Date: 17th May 2017
Review by Torbjørn ‘Toby’ Jørstad
Experiencing atmospheric black metal recreated well live seems a rare occurrence. The mesmerizing melodies and sheer aggression blended together, giving birth to a musical experience taking you somewhere else shouldn’t be easy to accomplish. Yet, this is exactly what happened when American Ghost Bath took to the tiny club stage at the Black Heart in Camden together with The Ever Living.
On the day where I really should be celebrating my heritage (17th May AKA Norwegian constitution day), I instead find myself in the as usual sweaty upstairs of everyone’s favorite Camden bar. The night’s show was Ghost Bath’s second performance in London in two days, following a concert at the Sebright Arms the day before.

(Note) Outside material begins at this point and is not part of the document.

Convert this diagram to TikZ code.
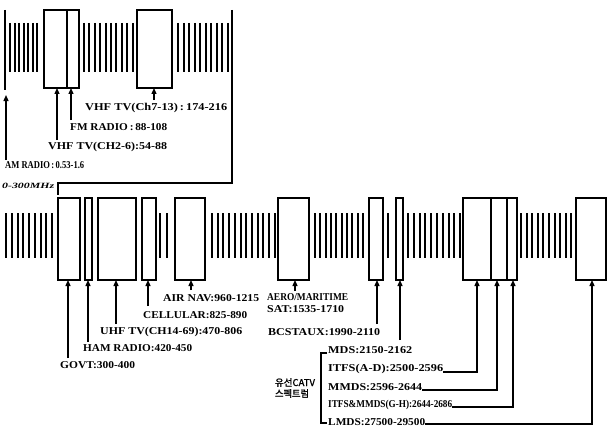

With a somewhat disappointing headcount of about 30 people in the audience, London’s own The Ever Living enter at 9:30pm. Wasting no time, the short haired 5-piece kick straight into their set. It’s a pleasure to hear such a balanced sound mix in a tiny, compact venue like the Black Heart, and the Londoners make good use of their allocated extra space, as the stage itself was simply not big enough.
Perhaps this additional space can be taken as a metaphorical statement on the music itself, as it sounds massive and truly engulfs the entirety of the room. Luckily enough the audience ranks do increase as their set progresses smoothly from one song to another. The Ever Living released their debut EP last year, and their short and sweet 30-minute set was nothing but the perfect warm-up for what was to come.
The individual musicians skillfully execute their role on stage, and I among seemingly most others were left satisfied as they finished up. Definitely a band to look out for in the London scene.
The decked-out merch stand isn’t the only thing impressive about tonight’s headliners. Depressive/atmospheric black metallers Ghost Bath (“the act of committing suicide by submerging in a body of water”) hailing from across the pond enter to a stage with amps decorated with roses and hangman’s nooses. Rather morbid imagery, but nonetheless fitting for the band who released their third studio effort Starmourner earlier this year.
As mentioned above, atmospheric black metal is certainly one of the harder styles of metal to successfully recreate live. A genre much reliant upon the creation of a certain feeling and, naturally, atmosphere, is often a hit or miss in a live setting. The Americans seem to have no problem with this though, and almost effortlessly speed through a 50-minute set packed with emotional rollercoasters.
The sound mixing at the Black Heart that night truly deserves praise, as a simple mistake would have arguably ruined the entire mood of the night. The band, rocking three guitars and one bass shift between melancholic breakdowns and pure feats of force as blast-beat drumming takes over the room. Every instrument is clearly distinguished in the mix, making the harmonic and melodic guitar parts easily audible and enjoyable.
Vocalist Dennis Mikula makes himself heard as he passionately screams on top of the colossal instrumentation. A moshpit even breaks out a few times towards the end of their set, undoubtedly a fitting expression of gratitude from certain members in the audience. Without expecting too much, I was truly blown away by both bands that night, and would highly recommend anyone checking them out. Melancholic magic paired with a furious black metal assault, with a deep, emotional appeal – need I say more?